• _What you should do_
Reproduce the listing exactly and skip over any pictures.

• _Supplied information_
____
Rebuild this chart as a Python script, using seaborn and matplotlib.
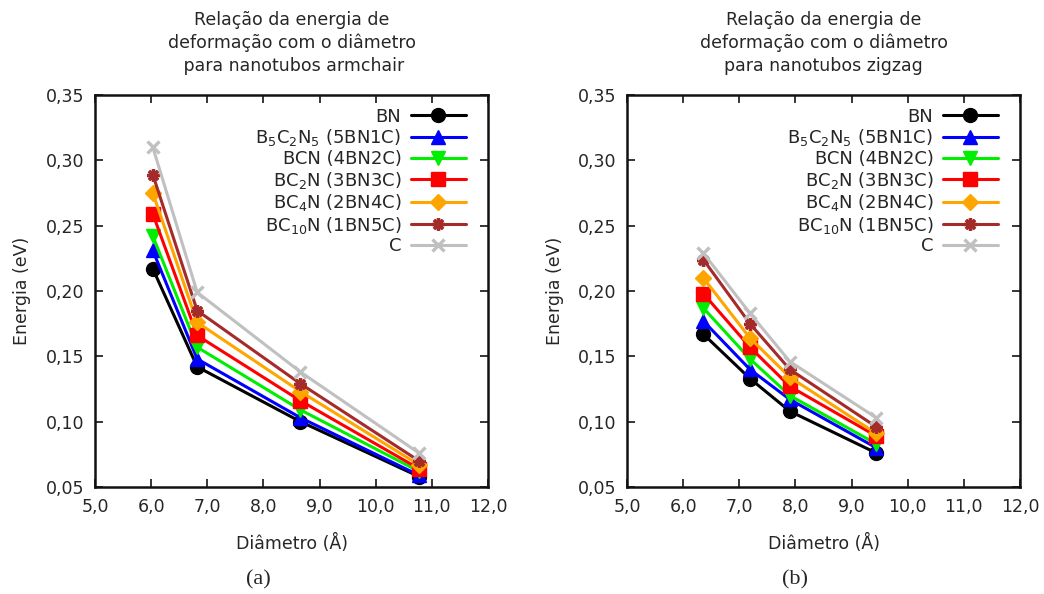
import matplotlib
matplotlib.use("Agg")
import matplotlib.pyplot as plt
import seaborn as sns
import pandas as pd

# ---- data ----
series_labels = [r"BN", r"B$_5$C$_2$N$_5$ (5BN1C)", r"BCN (4BN2C)", r"BC$_2$N (3BN3C)",
                 r"BC$_4$N (2BN4C)", r"BC$_{10}$N (1BN5C)", r"C"]

x_armchair = [6.03, 6.82, 8.66, 10.77]
armchair_BN = [0.217, 0.142, 0.100, 0.058]
armchair_5BN1C = [0.231, 0.148, 0.103, 0.059]
armchair_4BN2C = [0.242, 0.157, 0.109, 0.062]
armchair_3BN3C = [0.259, 0.166, 0.116, 0.064]
armchair_2BN4C = [0.275, 0.176, 0.123, 0.067]
armchair_1BN5C = [0.289, 0.185, 0.129, 0.070]
armchair_C = [0.310, 0.199, 0.138, 0.076]

x_zigzag = [6.36, 7.19, 7.90, 9.44]
zigzag_BN = [0.167, 0.133, 0.108, 0.076]
zigzag_5BN1C = [0.177, 0.140, 0.117, 0.080]
zigzag_4BN2C = [0.187, 0.148, 0.120, 0.083]
zigzag_3BN3C = [0.198, 0.157, 0.127, 0.089]
zigzag_2BN4C = [0.210, 0.164, 0.134, 0.091]
zigzag_1BN5C = [0.224, 0.175, 0.140, 0.096]
zigzag_C = [0.229, 0.183, 0.146, 0.103]

armchair_values = [armchair_BN, armchair_5BN1C, armchair_4BN2C, armchair_3BN3C,
                   armchair_2BN4C, armchair_1BN5C, armchair_C]
zigzag_values = [zigzag_BN, zigzag_5BN1C, zigzag_4BN2C, zigzag_3BN3C,
                 zigzag_2BN4C, zigzag_1BN5C, zigzag_C]

xticks = [5.0, 6.0, 7.0, 8.0, 9.0, 10.0, 11.0, 12.0]
xtick_labels = ["5,0", "6,0", "7,0", "8,0", "9,0", "10,0", "11,0", "12,0"]
yticks = [0.05, 0.10, 0.15, 0.20, 0.25, 0.30, 0.35]
ytick_labels = ["0,05", "0,10", "0,15", "0,20", "0,25", "0,30", "0,35"]

titles = ["Relação da energia de\ndeformação com o diâmetro\n para nanotubos armchair",
          "Relação da energia de\ndeformação com o diâmetro\npara nanotubos zigzag"]
panel_labels = ["(a)", "(b)"]

# ---- styles ----
colors = ["#000000", "#0000ff", "#00ee00", "#ff0000", "#ffa500", "#a52a2a", "#c0c0c0"]
markers = ["o", "^", "v", "s", "D", (8, 2, 0), "x"]
msizes = [10, 10, 10, 10, 8, 9, 9]
mews = [1, 1, 1, 1, 1, 2.4, 2.4]

sns.set_style("ticks")
plt.rcParams["font.family"] = ["DejaVu Sans"]
plt.rcParams["mathtext.fontset"] = "dejavusans"

fig = plt.figure(figsize=(10.44, 5.94), dpi=100)
axes = [fig.add_axes([95 / 1044, 107 / 594, 393 / 1044, 392 / 594]),
        fig.add_axes([627 / 1044, 107 / 594, 393 / 1044, 392 / 594])]

datasets = [(x_armchair, armchair_values), (x_zigzag, zigzag_values)]
tc = "#262626"

for i, ax in enumerate(axes):
    xs, vals = datasets[i]
    for j, lab in enumerate(series_labels):
        df = pd.DataFrame({"x": xs, "y": vals[j]})
        sns.lineplot(data=df, x="x", y="y", ax=ax, color=colors[j], marker=markers[j],
                     markersize=msizes[j], markeredgewidth=mews[j], markeredgecolor=colors[j],
                     linewidth=2.2, label=lab, zorder=3 + j)
    ax.set_xlim(5.0, 12.0)
    ax.set_ylim(0.05, 0.35)
    ax.set_xticks(xticks)
    ax.set_xticklabels(xtick_labels)
    ax.set_yticks(yticks)
    ax.set_yticklabels(ytick_labels)
    ax.tick_params(direction="in", length=6, width=1.3, top=True, right=True,
                   labelsize=12.5, colors=tc, pad=8)
    for sp in ax.spines.values():
        sp.set_visible(True)
        sp.set_linewidth(1.8)
        sp.set_color("#111111")
    ax.set_xlabel("Diâmetro (Å)", fontsize=12.5, color=tc, labelpad=13)
    ax.set_ylabel("Energia (eV)", fontsize=12.5, color=tc, labelpad=10)
    ax.set_title(titles[i], fontsize=12.5, color=tc, pad=17, linespacing=1.35)
    leg = ax.legend(loc="upper right", markerfirst=False, frameon=False, fontsize=13,
                    handlelength=3.0, labelspacing=0.09, borderaxespad=0.3,
                    handletextpad=0.55, bbox_to_anchor=(0.975, 1.0))
    for t in leg.get_texts():
        t.set_color(tc)

fig.text(258 / 1044, 1 - 580 / 594, panel_labels[0], family="Liberation Serif",
         fontsize=16, ha="center", va="center")
fig.text(795 / 1044, 1 - 580 / 594, panel_labels[1], family="Liberation Serif",
         fontsize=16, ha="center", va="center")

fig.savefig("out.png", dpi=100, facecolor="white")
____
• _Finished answer_
Rebuild this chart as a Python script, using seaborn and matplotlib.
import matplotlib
matplotlib.use("Agg")
import matplotlib.pyplot as plt
import seaborn as sns
import pandas as pd

# ---- data ----
series_labels = [r"BN", r"B$_5$C$_2$N$_5$ (5BN1C)", r"BCN (4BN2C)", r"BC$_2$N (3BN3C)",
                 r"BC$_4$N (2BN4C)", r"BC$_{10}$N (1BN5C)", r"C"]

x_armchair = [6.03, 6.82, 8.66, 10.77]
armchair_BN = [0.217, 0.142, 0.100, 0.058]
armchair_5BN1C = [0.231, 0.148, 0.103, 0.059]
armchair_4BN2C = [0.242, 0.157, 0.109, 0.062]
armchair_3BN3C = [0.259, 0.166, 0.116, 0.064]
armchair_2BN4C = [0.275, 0.176, 0.123, 0.067]
armchair_1BN5C = [0.289, 0.185, 0.129, 0.070]
armchair_C = [0.310, 0.199, 0.138, 0.076]

x_zigzag = [6.36, 7.19, 7.90, 9.44]
zigzag_BN = [0.167, 0.133, 0.108, 0.076]
zigzag_5BN1C = [0.177, 0.140, 0.117, 0.080]
zigzag_4BN2C = [0.187, 0.148, 0.120, 0.083]
zigzag_3BN3C = [0.198, 0.157, 0.127, 0.089]
zigzag_2BN4C = [0.210, 0.164, 0.134, 0.091]
zigzag_1BN5C = [0.224, 0.175, 0.140, 0.096]
zigzag_C = [0.229, 0.183, 0.146, 0.103]

armchair_values = [armchair_BN, armchair_5BN1C, armchair_4BN2C, armchair_3BN3C,
                   armchair_2BN4C, armchair_1BN5C, armchair_C]
zigzag_values = [zigzag_BN, zigzag_5BN1C, zigzag_4BN2C, zigzag_3BN3C,
                 zigzag_2BN4C, zigzag_1BN5C, zigzag_C]

xticks = [5.0, 6.0, 7.0, 8.0, 9.0, 10.0, 11.0, 12.0]
xtick_labels = ["5,0", "6,0", "7,0", "8,0", "9,0", "10,0", "11,0", "12,0"]
yticks = [0.05, 0.10, 0.15, 0.20, 0.25, 0.30, 0.35]
ytick_labels = ["0,05", "0,10", "0,15", "0,20", "0,25", "0,30", "0,35"]

titles = ["Relação da energia de\ndeformação com o diâmetro\n para nanotubos armchair",
          "Relação da energia de\ndeformação com o diâmetro\npara nanotubos zigzag"]
panel_labels = ["(a)", "(b)"]

# ---- styles ----
colors = ["#000000", "#0000ff", "#00ee00", "#ff0000", "#ffa500", "#a52a2a", "#c0c0c0"]
markers = ["o", "^", "v", "s", "D", (8, 2, 0), "x"]
msizes = [10, 10, 10, 10, 8, 9, 9]
mews = [1, 1, 1, 1, 1, 2.4, 2.4]

sns.set_style("ticks")
plt.rcParams["font.family"] = ["DejaVu Sans"]
plt.rcParams["mathtext.fontset"] = "dejavusans"

fig = plt.figure(figsize=(10.44, 5.94), dpi=100)
axes = [fig.add_axes([95 / 1044, 107 / 594, 393 / 1044, 392 / 594]),
        fig.add_axes([627 / 1044, 107 / 594, 393 / 1044, 392 / 594])]

datasets = [(x_armchair, armchair_values), (x_zigzag, zigzag_values)]
tc = "#262626"

for i, ax in enumerate(axes):
    xs, vals = datasets[i]
    for j, lab in enumerate(series_labels):
        df = pd.DataFrame({"x": xs, "y": vals[j]})
        sns.lineplot(data=df, x="x", y="y", ax=ax, color=colors[j], marker=markers[j],
                     markersize=msizes[j], markeredgewidth=mews[j], markeredgecolor=colors[j],
                     linewidth=2.2, label=lab, zorder=3 + j)
    ax.set_xlim(5.0, 12.0)
    ax.set_ylim(0.05, 0.35)
    ax.set_xticks(xticks)
    ax.set_xticklabels(xtick_labels)
    ax.set_yticks(yticks)
    ax.set_yticklabels(ytick_labels)
    ax.tick_params(direction="in", length=6, width=1.3, top=True, right=True,
                   labelsize=12.5, colors=tc, pad=8)
    for sp in ax.spines.values():
        sp.set_visible(True)
        sp.set_linewidth(1.8)
        sp.set_color("#111111")
    ax.set_xlabel("Diâmetro (Å)", fontsize=12.5, color=tc, labelpad=13)
    ax.set_ylabel("Energia (eV)", fontsize=12.5, color=tc, labelpad=10)
    ax.set_title(titles[i], fontsize=12.5, color=tc, pad=17, linespacing=1.35)
    leg = ax.legend(loc="upper right", markerfirst=False, frameon=False, fontsize=13,
                    handlelength=3.0, labelspacing=0.09, borderaxespad=0.3,
                    handletextpad=0.55, bbox_to_anchor=(0.975, 1.0))
    for t in leg.get_texts():
        t.set_color(tc)

fig.text(258 / 1044, 1 - 580 / 594, panel_labels[0], family="Liberation Serif",
         fontsize=16, ha="center", va="center")
fig.text(795 / 1044, 1 - 580 / 594, panel_labels[1], family="Liberation Serif",
         fontsize=16, ha="center", va="center")

fig.savefig("out.png", dpi=100, facecolor="white")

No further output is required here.